Im Unterricht bedeutet das: Nicht gleich zu reagieren, sondern innezuhalten, die Reaktion bewusst zu gestalten und den Kindern Raum zu geben, sich zu sortieren.
Wenn du diese Punkte so liest merkst du vielleicht, was dir dazu einfällt. Welche Situation gab es zuletzt, in der du auf originelles Verhalten mit Standardantworten reagiert hast, statt dir und deinen Schülern ganz kurz Platz zu schaffen für eine neue Verbindung? Vielleicht merkst du aber auch: Hey -solche Konzepte lassen sich in Mini-Schritten umsetzen – mitten im Unterricht. Sie entstehen aus einzelnen Verhaltensänderungen. Sie wachsen mir dir.

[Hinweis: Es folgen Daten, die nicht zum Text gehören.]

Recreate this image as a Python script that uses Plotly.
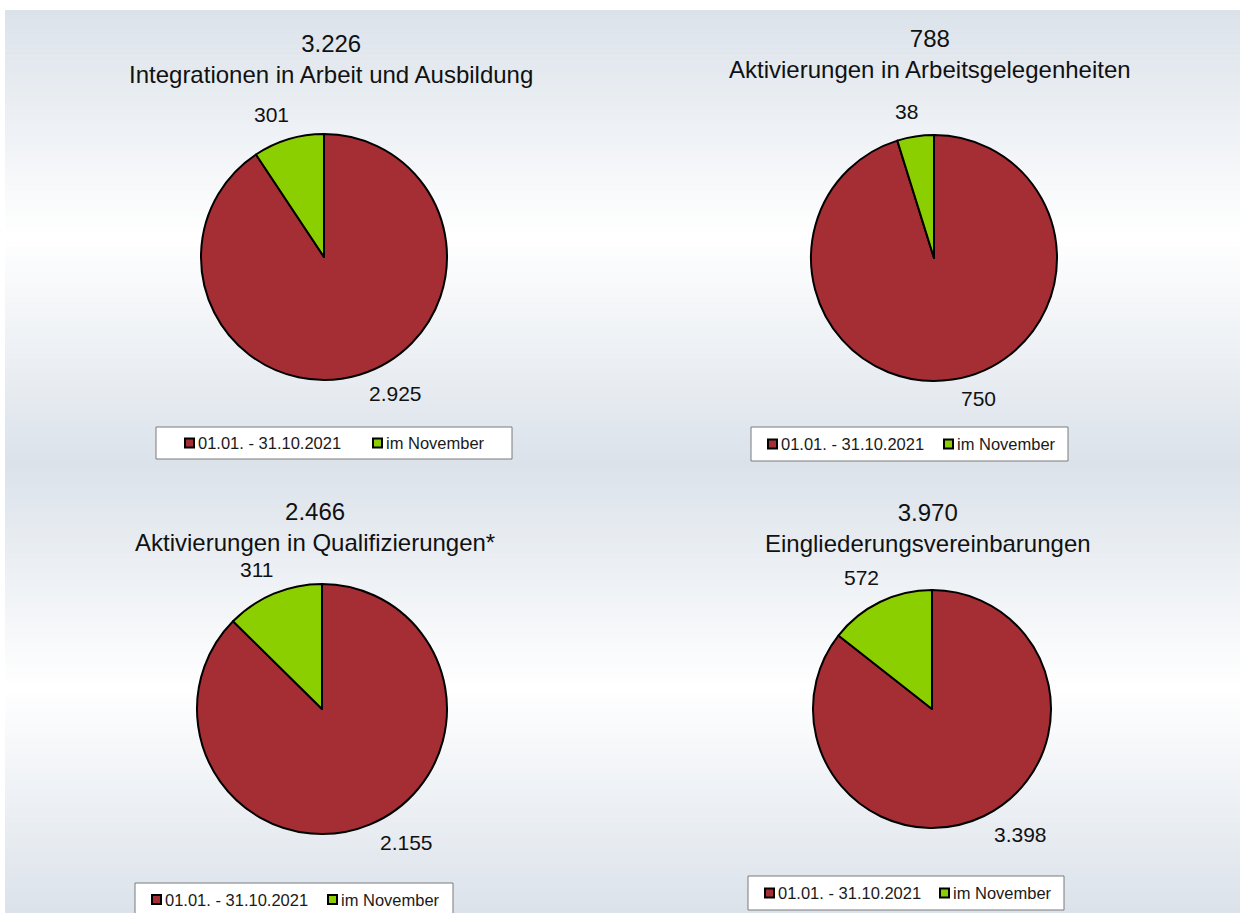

Wer andere sichern will, muss selbst sicher stehen
Schule fordert viel – manchmal zu viel.
Du als Lehrkraft bist Planer, Mediator, Führungspersönlichkeit und oft auch die Erste, die die Not sieht. Du bist für alles verantwortlich, fühlst dich wenig wertgeschätzt und schnell unverstanden. Wo wir wieder bei der Sprache sind – beim Verstehen und beim Verständnis. Aber wer selbst nicht sicher steht, wer sich und sein Verhalten nicht ver – steht, kann keine Sicherheit vermitteln.
Es geht nicht darum, perfekt und unerschütterlich zu sein. Es geht darum, sich selbst zu kennen und die eigenen Stressmuster zu reflektieren.
- Achtsamkeit beginnt bei dir – mit einem bewussten Atemzug.
- Stabilität wächst in Beziehung – nicht im perfekten Plan.
- Sozial-emotionales Lernen braucht keine Extrastunde – nur echte Präsenz.
Du musst nicht alles ändern. Nur anfangen, anders hinzuschauen. Dann lernt dein Körper anders zu sprechen. Es geht nicht um noch eine Methode, sondern um eine neue Haltung.
Wenn du selbst innerlich stabil bist, strahlst du das auch nach außen aus. Und diese Ausstrahlung hat direkte Auswirkungen auf deine Schüler:innen.
Sprich traumasensiblisch! – Es ist eine Frage deiner Haltung
Traumasensible Pädagogik bedeutet nicht, dass wir nie Fehler machen. Es bedeutet, dass wir den Mut haben, uns immer wieder neu auszurichten. Kinder zeigen uns durch ihr Verhalten, was sie brauchen – auch wenn es manchmal unbequem ist, genau hinzuschauen. Auch wenn es uns fordert, diese neue Körpersprache zu lernen.
Wenn wir erkennen, dass Verhaltensauffälligkeiten oft Hilferufe sind, können wir anders reagieren. Dann wird Schule zu einem Ort, an dem nicht nur Wissen vermittelt, sondern Menschlichkeit gelebt wird.
Traumasensibilität beginnt bei uns selbst. Wenn wir sicher stehen, geben wir unseren Schüler:innen die Freiheit, sich zu entwickeln – und die Chance, in einer sicheren Umgebung wachsen zu können.